## EXERCISE:
Repeat only the lines below that run from the line with "Give me the Bokeh source for this chart." to the line with "y_ticks = [0, 5, 10, 15, 20, 25, 30, 35, 40]", ends included; skip every picture.

━━ INFORMATION GIVEN ━━

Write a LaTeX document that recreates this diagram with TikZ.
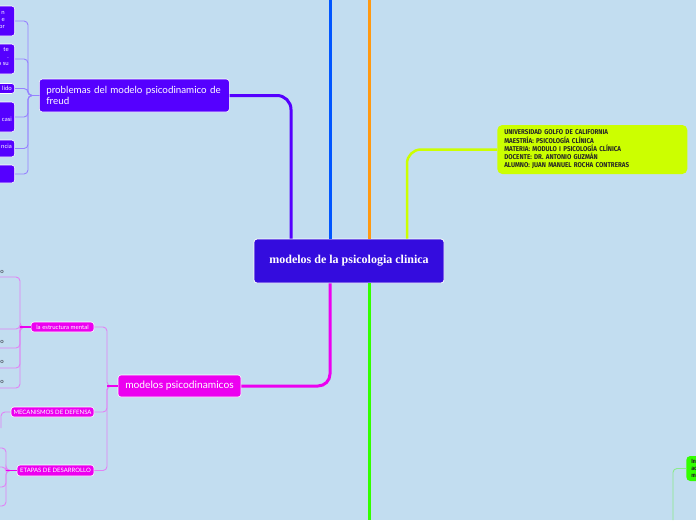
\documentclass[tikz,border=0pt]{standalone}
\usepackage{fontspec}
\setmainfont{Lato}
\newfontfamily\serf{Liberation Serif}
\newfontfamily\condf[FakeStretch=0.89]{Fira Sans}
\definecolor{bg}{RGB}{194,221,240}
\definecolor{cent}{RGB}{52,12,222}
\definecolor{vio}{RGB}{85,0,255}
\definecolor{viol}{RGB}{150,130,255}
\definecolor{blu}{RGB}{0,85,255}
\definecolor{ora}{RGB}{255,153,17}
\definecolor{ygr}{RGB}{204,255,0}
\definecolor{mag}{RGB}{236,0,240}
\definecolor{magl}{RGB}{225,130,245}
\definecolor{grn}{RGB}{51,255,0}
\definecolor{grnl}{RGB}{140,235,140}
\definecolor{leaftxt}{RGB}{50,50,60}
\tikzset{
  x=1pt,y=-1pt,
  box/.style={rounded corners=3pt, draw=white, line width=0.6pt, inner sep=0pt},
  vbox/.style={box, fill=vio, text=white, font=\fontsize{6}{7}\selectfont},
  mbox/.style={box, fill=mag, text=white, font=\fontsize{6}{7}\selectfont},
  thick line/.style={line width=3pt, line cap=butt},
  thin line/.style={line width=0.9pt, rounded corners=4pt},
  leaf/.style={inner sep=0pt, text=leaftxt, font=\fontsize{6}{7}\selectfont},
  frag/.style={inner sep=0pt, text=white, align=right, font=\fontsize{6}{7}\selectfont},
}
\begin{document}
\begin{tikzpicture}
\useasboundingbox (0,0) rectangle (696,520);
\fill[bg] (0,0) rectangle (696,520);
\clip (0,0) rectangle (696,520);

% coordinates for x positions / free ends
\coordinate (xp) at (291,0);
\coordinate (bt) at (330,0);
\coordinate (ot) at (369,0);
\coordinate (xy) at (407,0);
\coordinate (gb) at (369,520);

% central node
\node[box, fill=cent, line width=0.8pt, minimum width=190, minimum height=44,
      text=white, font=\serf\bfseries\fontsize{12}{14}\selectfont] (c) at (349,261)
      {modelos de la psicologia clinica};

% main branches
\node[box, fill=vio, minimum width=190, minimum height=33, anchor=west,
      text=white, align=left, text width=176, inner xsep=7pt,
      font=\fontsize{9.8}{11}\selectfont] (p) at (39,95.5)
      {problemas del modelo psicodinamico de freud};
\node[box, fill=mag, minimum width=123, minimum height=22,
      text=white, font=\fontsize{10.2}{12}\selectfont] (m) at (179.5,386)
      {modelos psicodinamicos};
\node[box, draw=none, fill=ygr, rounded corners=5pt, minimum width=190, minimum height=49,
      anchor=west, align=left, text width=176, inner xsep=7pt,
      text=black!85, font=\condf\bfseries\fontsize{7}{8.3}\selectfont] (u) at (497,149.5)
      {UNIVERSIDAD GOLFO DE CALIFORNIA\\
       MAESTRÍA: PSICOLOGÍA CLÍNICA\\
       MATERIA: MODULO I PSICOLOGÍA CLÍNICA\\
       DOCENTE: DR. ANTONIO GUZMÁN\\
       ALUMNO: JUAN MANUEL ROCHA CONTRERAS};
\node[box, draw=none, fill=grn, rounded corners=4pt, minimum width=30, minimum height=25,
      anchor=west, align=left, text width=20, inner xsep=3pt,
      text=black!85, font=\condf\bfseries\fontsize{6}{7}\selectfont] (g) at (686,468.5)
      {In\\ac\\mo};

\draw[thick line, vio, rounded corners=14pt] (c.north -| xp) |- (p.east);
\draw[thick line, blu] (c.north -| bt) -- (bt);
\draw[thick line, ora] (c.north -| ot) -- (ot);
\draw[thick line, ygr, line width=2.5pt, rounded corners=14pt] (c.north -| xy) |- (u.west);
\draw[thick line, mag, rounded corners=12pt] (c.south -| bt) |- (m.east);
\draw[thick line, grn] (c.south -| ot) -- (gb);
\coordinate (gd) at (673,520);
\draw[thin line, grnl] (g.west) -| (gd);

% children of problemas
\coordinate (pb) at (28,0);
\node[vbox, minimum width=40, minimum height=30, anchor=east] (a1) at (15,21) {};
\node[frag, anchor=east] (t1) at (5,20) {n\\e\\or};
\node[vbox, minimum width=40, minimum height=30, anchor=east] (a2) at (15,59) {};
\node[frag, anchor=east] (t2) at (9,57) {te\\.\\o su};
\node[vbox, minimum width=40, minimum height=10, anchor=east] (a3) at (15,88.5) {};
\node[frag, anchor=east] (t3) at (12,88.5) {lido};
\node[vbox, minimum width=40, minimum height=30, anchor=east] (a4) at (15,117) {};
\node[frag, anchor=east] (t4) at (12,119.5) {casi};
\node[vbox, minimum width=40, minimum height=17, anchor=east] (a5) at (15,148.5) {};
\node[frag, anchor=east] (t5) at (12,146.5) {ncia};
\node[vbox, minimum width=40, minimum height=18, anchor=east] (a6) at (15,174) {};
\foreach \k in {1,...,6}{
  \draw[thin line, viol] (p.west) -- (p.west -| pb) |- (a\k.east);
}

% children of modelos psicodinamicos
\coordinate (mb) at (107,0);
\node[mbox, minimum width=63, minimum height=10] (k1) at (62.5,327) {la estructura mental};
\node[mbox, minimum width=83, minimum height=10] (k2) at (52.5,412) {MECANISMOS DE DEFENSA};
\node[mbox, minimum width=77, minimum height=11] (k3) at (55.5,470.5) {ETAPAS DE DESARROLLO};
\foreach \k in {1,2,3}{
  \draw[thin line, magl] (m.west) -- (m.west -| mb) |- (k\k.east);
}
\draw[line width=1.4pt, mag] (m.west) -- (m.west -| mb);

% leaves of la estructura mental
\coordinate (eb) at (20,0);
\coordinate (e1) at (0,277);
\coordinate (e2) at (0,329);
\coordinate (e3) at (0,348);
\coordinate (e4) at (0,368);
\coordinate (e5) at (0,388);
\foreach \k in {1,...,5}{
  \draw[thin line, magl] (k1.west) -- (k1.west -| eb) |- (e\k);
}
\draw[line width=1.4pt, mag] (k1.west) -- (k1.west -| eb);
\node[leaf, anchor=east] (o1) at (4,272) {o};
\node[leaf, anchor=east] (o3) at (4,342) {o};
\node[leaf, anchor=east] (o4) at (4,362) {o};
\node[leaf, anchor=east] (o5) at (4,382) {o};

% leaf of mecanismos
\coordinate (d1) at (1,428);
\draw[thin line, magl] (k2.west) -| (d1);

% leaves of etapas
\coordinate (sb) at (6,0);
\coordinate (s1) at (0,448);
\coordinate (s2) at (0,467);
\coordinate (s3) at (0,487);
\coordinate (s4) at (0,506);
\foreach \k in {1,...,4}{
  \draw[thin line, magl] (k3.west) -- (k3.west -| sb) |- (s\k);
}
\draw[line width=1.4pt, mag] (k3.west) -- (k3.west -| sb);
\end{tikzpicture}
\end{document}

━━━
━━ INFORMATION GIVEN ━━

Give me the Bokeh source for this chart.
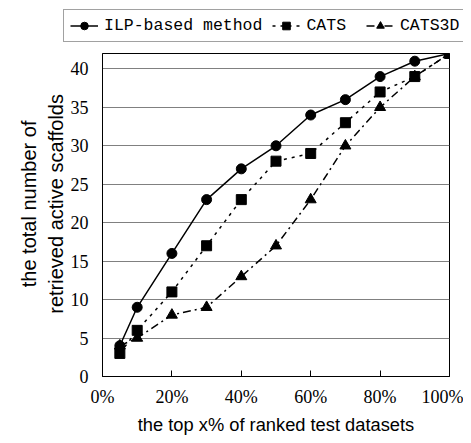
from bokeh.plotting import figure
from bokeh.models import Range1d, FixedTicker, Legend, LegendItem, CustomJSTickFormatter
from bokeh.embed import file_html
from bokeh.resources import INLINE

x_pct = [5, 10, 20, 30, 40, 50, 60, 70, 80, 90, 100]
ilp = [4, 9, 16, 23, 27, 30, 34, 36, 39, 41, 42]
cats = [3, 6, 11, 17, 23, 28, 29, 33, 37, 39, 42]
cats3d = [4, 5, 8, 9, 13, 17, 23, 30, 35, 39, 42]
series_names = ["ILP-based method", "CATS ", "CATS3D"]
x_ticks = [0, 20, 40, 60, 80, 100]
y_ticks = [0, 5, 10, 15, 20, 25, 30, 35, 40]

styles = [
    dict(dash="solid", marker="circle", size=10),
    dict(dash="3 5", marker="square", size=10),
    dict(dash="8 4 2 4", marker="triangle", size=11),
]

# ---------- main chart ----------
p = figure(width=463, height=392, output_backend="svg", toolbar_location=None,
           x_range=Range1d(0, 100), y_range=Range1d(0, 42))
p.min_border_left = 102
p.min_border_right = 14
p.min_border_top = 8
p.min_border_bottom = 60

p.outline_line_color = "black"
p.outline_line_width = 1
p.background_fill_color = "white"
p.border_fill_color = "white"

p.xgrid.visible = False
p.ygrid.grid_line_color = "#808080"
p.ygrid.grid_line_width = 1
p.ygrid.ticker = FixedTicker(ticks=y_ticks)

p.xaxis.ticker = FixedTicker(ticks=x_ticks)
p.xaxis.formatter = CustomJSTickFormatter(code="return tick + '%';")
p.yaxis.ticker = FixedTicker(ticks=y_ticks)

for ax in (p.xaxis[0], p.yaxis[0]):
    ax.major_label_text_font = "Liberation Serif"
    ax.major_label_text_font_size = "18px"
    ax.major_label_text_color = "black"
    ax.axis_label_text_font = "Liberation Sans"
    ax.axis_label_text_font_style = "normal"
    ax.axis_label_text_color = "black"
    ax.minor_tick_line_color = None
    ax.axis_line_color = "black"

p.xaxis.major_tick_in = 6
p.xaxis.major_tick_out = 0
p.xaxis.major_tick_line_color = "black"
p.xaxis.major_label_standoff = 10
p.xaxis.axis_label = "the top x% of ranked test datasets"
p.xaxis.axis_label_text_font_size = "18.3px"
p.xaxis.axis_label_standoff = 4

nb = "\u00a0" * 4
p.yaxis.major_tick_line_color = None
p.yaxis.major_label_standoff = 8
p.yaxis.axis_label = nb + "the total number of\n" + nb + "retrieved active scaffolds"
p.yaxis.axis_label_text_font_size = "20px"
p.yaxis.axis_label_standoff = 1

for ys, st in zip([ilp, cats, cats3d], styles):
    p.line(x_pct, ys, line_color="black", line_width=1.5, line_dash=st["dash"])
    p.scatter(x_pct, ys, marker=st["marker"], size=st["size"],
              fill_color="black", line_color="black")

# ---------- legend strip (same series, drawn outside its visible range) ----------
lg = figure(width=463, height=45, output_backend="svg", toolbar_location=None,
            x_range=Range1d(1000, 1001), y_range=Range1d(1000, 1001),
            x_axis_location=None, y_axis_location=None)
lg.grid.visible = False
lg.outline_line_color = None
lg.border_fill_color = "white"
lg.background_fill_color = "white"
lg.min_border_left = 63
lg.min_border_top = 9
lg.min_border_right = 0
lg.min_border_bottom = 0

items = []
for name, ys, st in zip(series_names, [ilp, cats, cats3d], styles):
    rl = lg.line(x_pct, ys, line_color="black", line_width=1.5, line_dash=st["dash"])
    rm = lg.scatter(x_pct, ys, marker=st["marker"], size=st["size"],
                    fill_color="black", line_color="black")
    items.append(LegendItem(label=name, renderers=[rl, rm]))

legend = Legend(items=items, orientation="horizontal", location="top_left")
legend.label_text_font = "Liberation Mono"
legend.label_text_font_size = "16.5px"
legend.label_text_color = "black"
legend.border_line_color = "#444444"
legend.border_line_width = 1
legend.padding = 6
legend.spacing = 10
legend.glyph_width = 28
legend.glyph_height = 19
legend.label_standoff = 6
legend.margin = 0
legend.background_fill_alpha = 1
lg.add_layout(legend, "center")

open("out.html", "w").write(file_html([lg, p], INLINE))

━━━

## EXERCISE ANSWER:
Give me the Bokeh source for this chart.
from bokeh.plotting import figure
from bokeh.models import Range1d, FixedTicker, Legend, LegendItem, CustomJSTickFormatter
from bokeh.embed import file_html
from bokeh.resources import INLINE

x_pct = [5, 10, 20, 30, 40, 50, 60, 70, 80, 90, 100]
ilp = [4, 9, 16, 23, 27, 30, 34, 36, 39, 41, 42]
cats = [3, 6, 11, 17, 23, 28, 29, 33, 37, 39, 42]
cats3d = [4, 5, 8, 9, 13, 17, 23, 30, 35, 39, 42]
series_names = ["ILP-based method", "CATS ", "CATS3D"]
x_ticks = [0, 20, 40, 60, 80, 100]
y_ticks = [0, 5, 10, 15, 20, 25, 30, 35, 40]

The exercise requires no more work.